Unpacking in your new home takes time and can be stressful, but you can get by with a few essentials like power and water until you settle in. Plants get their power from the sun, but they’ll need more water than is generally available while getting established. How much and how often to provide water will depend on soil type, drainage, location, and weather.
It’s better to err on the side of caution, but be mindful that it is possible to overwater. This requires being familiar with the soil and its drainage capacity. The driving force behind root growth is the search for soil moisture. Roots continue to grow outward and downward in search of water if the soil is dry – provided there’s enough moisture to support that growth. Too much water and growth will slow or cease. The trick is finding the right balance, which is often best accomplished with periodic watering, perhaps 2-4 times per week. This allows time for the soil to drain and dry before the next watering. You can find more information about watering in the Learning Center.
While you’re unpacking, settling in, and getting comfortable with your new home – you need to eat. That might mean a lot of take-out or delivery until you get the refrigerator stocked and the stove hooked up. Trees need a little boost, too, in the form of fertilizer. However, they don’t necessarily need it right away. It’s often better to wait at least two months before applying a time-release fertilizer. Here again, you’ll find details in the Learning Center.
Even the best homes in the nicest neighborhoods are not immune to potential perils. Homeowners can put up fences and hedges for more privacy, lock their doors, install alarm systems, and do periodic checks for invasions and infestations like rodents, termites, mold, or mildew. Much the same applies to trees. Weed control reduces competition for soil moisture and nutrients and can be accomplished by mowing, placement of mats, or careful herbicide application, all of which are explained in more detail in the Learning Center.
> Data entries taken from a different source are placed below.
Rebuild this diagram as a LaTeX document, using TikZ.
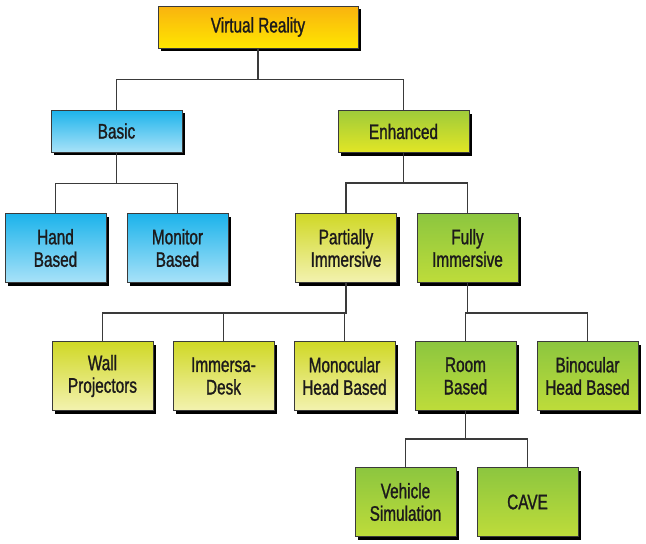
\documentclass[tikz,border=0pt]{standalone}
\usepackage{fontspec}
\setmainfont[FakeStretch=0.73,FakeBold=1.2]{Liberation Sans}
\usetikzlibrary{shadows}
\definecolor{vrtop}{HTML}{F9B30F}
\definecolor{vrbot}{HTML}{FFE600}
\definecolor{bltop}{HTML}{1CB3EB}
\definecolor{blbot}{HTML}{A8E2F8}
\definecolor{entop}{HTML}{9FCB3A}
\definecolor{enbot}{HTML}{E2E625}
\definecolor{yltop}{HTML}{D0D826}
\definecolor{ylbot}{HTML}{F3F2B0}
\definecolor{grtop}{HTML}{8CC63F}
\definecolor{grbot}{HTML}{BEDC3A}
\definecolor{txt}{HTML}{1C1A1B}
\definecolor{ln}{HTML}{3A3A3A}
\tikzset{
  vbox/.style={draw=ln, line width=0.8pt, rectangle, align=center, text=txt,
    font=\fontsize{21}{22.5}\selectfont, inner sep=0pt,
    drop shadow={shadow xshift=3pt, shadow yshift=-3pt, fill=black, opacity=1}},
  wide/.style={vbox, minimum width=200pt, minimum height=42pt},
  mid/.style={vbox, minimum width=131pt, minimum height=42pt},
  small/.style={vbox, minimum width=101pt, minimum height=69pt},
  orange/.style={top color=vrtop, middle color=vrtop, bottom color=vrbot},
  blue/.style={top color=bltop, middle color=bltop, bottom color=blbot},
  enh/.style={top color=entop, middle color=entop!70!enbot, bottom color=enbot},
  yel/.style={top color=yltop, middle color=yltop, bottom color=ylbot},
  grn/.style={top color=grtop, middle color=grtop, bottom color=grbot},
  conn/.style={draw=ln, line width=1.2pt}
}
\begin{document}
\begin{tikzpicture}[x=1pt,y=-1pt]
\useasboundingbox (0,0) rectangle (646,544);
\node[wide,orange] (vr) at (258,27) {Virtual Reality};
\node[mid,blue] (basic) at (116.5,131) {Basic};
\node[mid,enh] (enh) at (403.5,131.5) {Enhanced};
\node[small,blue] (hand) at (55.5,248) {Hand\\Based};
\node[small,blue] (mon) at (177.5,248) {Monitor\\Based};
\node[small,yel] (part) at (346,248) {Partially\\Immersive};
\node[small,grn] (full) at (467.5,248) {Fully\\Immersive};
\node[small,yel] (wall) at (102.5,376) {Wall\\Projectors};
\node[small,yel] (desk) at (223.5,376) {Immersa-\\Desk};
\node[small,yel] (mono) at (344.5,376) {Monocular\\Head Based};
\node[small,grn] (room) at (465.5,376) {Room\\Based};
\node[small,grn] (bino) at (587.5,376) {Binocular\\Head Based};
\node[small,grn] (veh) at (405.5,502) {Vehicle\\Simulation};
\node[small,grn] (cave) at (527.5,502) {CAVE};
\draw[conn] (vr.south) -- ++(0,31) -| (basic.north);
\draw[conn] (vr.south) -- ++(0,31) -| (enh.north);
\draw[conn] (basic.south) -- ++(0,31) -| (hand.north);
\draw[conn] (basic.south) -- ++(0,31) -| (mon.north);
\draw[conn] (enh.south) -- ++(0,30) -| (part.north);
\draw[conn] (enh.south) -- ++(0,30) -| (full.north);
\draw[conn] (part.south) -- ++(0,30) -| (wall.north);
\draw[conn] (part.south) -- ++(0,30) -| (desk.north);
\draw[conn] (part.south) -- ++(0,30) -| (mono.north);
\draw[conn] (full.south) -- ++(0,30) -| (room.north);
\draw[conn] (full.south) -- ++(0,30) -| (bino.north);
\draw[conn] (room.south) -- ++(0,28) -| (veh.north);
\draw[conn] (room.south) -- ++(0,28) -| (cave.north);
\end{tikzpicture}
\end{document}
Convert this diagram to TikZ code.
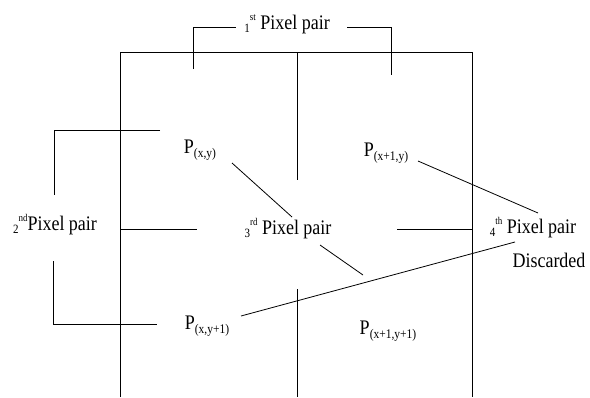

A new neighborhood means getting to know your new neighbors, which can, also, be quite stressful at times. They might be welcoming and friendly or, they may hold loud, late parties on Saturday night and mow their lawn early Sunday morning, becoming a nuisance. For trees, the wild neighbors can be downright annoying, chewing, gnawing, raking, and breaking the very trees that will one day feed their families. Grow tubes, fencing and caging protect young saplings from predation by deer, mice, and other critters during a particularly vulnerable life. Find more information on tree protection in the Learning Center.
Any change is stressful – going to a new school, starting a new job, moving to a new home. That stress diminishes as you grow more accustomed to your new environment. Eventually, you and your trees will become established, productive residents and the roots you and they put down will build a stronger foundation for the future.